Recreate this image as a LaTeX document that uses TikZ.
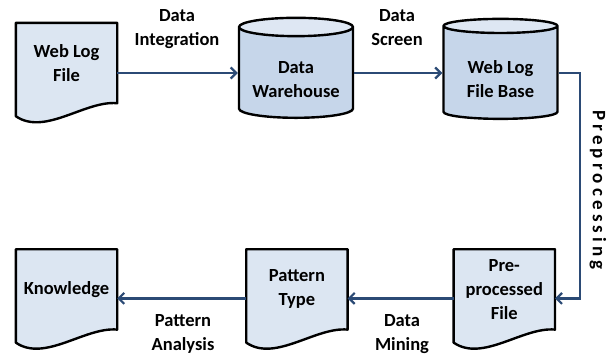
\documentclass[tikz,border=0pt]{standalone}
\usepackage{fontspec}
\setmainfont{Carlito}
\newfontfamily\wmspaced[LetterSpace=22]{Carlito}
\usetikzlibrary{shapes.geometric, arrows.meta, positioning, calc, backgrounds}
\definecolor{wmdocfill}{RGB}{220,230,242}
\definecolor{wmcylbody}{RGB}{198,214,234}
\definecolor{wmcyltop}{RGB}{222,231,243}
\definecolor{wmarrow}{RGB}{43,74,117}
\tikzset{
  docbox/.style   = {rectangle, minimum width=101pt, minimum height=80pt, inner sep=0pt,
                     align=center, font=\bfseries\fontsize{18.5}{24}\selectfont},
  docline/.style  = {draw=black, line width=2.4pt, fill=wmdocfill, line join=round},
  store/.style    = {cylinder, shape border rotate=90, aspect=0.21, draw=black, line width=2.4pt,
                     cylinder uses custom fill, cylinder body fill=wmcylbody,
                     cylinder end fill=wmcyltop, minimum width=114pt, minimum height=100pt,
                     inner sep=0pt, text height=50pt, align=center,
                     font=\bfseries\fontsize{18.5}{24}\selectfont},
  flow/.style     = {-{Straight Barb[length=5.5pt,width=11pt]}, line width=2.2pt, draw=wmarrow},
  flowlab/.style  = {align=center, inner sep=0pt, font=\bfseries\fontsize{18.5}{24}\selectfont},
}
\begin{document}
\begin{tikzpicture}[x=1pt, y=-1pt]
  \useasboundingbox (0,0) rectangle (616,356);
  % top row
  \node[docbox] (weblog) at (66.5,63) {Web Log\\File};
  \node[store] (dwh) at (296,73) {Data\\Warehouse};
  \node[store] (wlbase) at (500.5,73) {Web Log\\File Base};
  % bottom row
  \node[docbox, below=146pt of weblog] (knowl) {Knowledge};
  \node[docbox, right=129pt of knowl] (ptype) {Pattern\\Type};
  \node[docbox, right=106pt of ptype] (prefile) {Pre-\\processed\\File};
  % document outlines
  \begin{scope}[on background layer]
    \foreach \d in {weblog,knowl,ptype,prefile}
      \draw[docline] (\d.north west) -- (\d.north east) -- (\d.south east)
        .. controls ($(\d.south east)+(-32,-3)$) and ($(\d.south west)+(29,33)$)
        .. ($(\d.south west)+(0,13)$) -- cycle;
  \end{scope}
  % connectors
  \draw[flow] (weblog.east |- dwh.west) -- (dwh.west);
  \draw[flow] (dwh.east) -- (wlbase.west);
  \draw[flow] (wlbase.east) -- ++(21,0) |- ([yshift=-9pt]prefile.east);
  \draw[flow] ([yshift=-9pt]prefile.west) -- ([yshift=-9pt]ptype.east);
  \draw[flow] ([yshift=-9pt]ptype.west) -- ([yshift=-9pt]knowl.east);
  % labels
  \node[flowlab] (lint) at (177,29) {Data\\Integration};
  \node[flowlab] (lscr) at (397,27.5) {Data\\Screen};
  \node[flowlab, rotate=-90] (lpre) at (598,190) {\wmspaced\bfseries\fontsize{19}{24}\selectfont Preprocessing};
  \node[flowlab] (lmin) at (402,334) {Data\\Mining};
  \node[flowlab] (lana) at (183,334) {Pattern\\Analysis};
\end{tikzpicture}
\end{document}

++++++++++++++++++++

> Exercise task
Repeat the material above word for word, please, apart from its images.

> The response
Recreate this image as a LaTeX document that uses TikZ.
\documentclass[tikz,border=0pt]{standalone}
\usepackage{fontspec}
\setmainfont{Carlito}
\newfontfamily\wmspaced[LetterSpace=22]{Carlito}
\usetikzlibrary{shapes.geometric, arrows.meta, positioning, calc, backgrounds}
\definecolor{wmdocfill}{RGB}{220,230,242}
\definecolor{wmcylbody}{RGB}{198,214,234}
\definecolor{wmcyltop}{RGB}{222,231,243}
\definecolor{wmarrow}{RGB}{43,74,117}
\tikzset{
  docbox/.style   = {rectangle, minimum width=101pt, minimum height=80pt, inner sep=0pt,
                     align=center, font=\bfseries\fontsize{18.5}{24}\selectfont},
  docline/.style  = {draw=black, line width=2.4pt, fill=wmdocfill, line join=round},
  store/.style    = {cylinder, shape border rotate=90, aspect=0.21, draw=black, line width=2.4pt,
                     cylinder uses custom fill, cylinder body fill=wmcylbody,
                     cylinder end fill=wmcyltop, minimum width=114pt, minimum height=100pt,
                     inner sep=0pt, text height=50pt, align=center,
                     font=\bfseries\fontsize{18.5}{24}\selectfont},
  flow/.style     = {-{Straight Barb[length=5.5pt,width=11pt]}, line width=2.2pt, draw=wmarrow},
  flowlab/.style  = {align=center, inner sep=0pt, font=\bfseries\fontsize{18.5}{24}\selectfont},
}
\begin{document}
\begin{tikzpicture}[x=1pt, y=-1pt]
  \useasboundingbox (0,0) rectangle (616,356);
  % top row
  \node[docbox] (weblog) at (66.5,63) {Web Log\\File};
  \node[store] (dwh) at (296,73) {Data\\Warehouse};
  \node[store] (wlbase) at (500.5,73) {Web Log\\File Base};
  % bottom row
  \node[docbox, below=146pt of weblog] (knowl) {Knowledge};
  \node[docbox, right=129pt of knowl] (ptype) {Pattern\\Type};
  \node[docbox, right=106pt of ptype] (prefile) {Pre-\\processed\\File};
  % document outlines
  \begin{scope}[on background layer]
    \foreach \d in {weblog,knowl,ptype,prefile}
      \draw[docline] (\d.north west) -- (\d.north east) -- (\d.south east)
        .. controls ($(\d.south east)+(-32,-3)$) and ($(\d.south west)+(29,33)$)
        .. ($(\d.south west)+(0,13)$) -- cycle;
  \end{scope}
  % connectors
  \draw[flow] (weblog.east |- dwh.west) -- (dwh.west);
  \draw[flow] (dwh.east) -- (wlbase.west);
  \draw[flow] (wlbase.east) -- ++(21,0) |- ([yshift=-9pt]prefile.east);
  \draw[flow] ([yshift=-9pt]prefile.west) -- ([yshift=-9pt]ptype.east);
  \draw[flow] ([yshift=-9pt]ptype.west) -- ([yshift=-9pt]knowl.east);
  % labels
  \node[flowlab] (lint) at (177,29) {Data\\Integration};
  \node[flowlab] (lscr) at (397,27.5) {Data\\Screen};
  \node[flowlab, rotate=-90] (lpre) at (598,190) {\wmspaced\bfseries\fontsize{19}{24}\selectfont Preprocessing};
  \node[flowlab] (lmin) at (402,334) {Data\\Mining};
  \node[flowlab] (lana) at (183,334) {Pattern\\Analysis};
\end{tikzpicture}
\end{document}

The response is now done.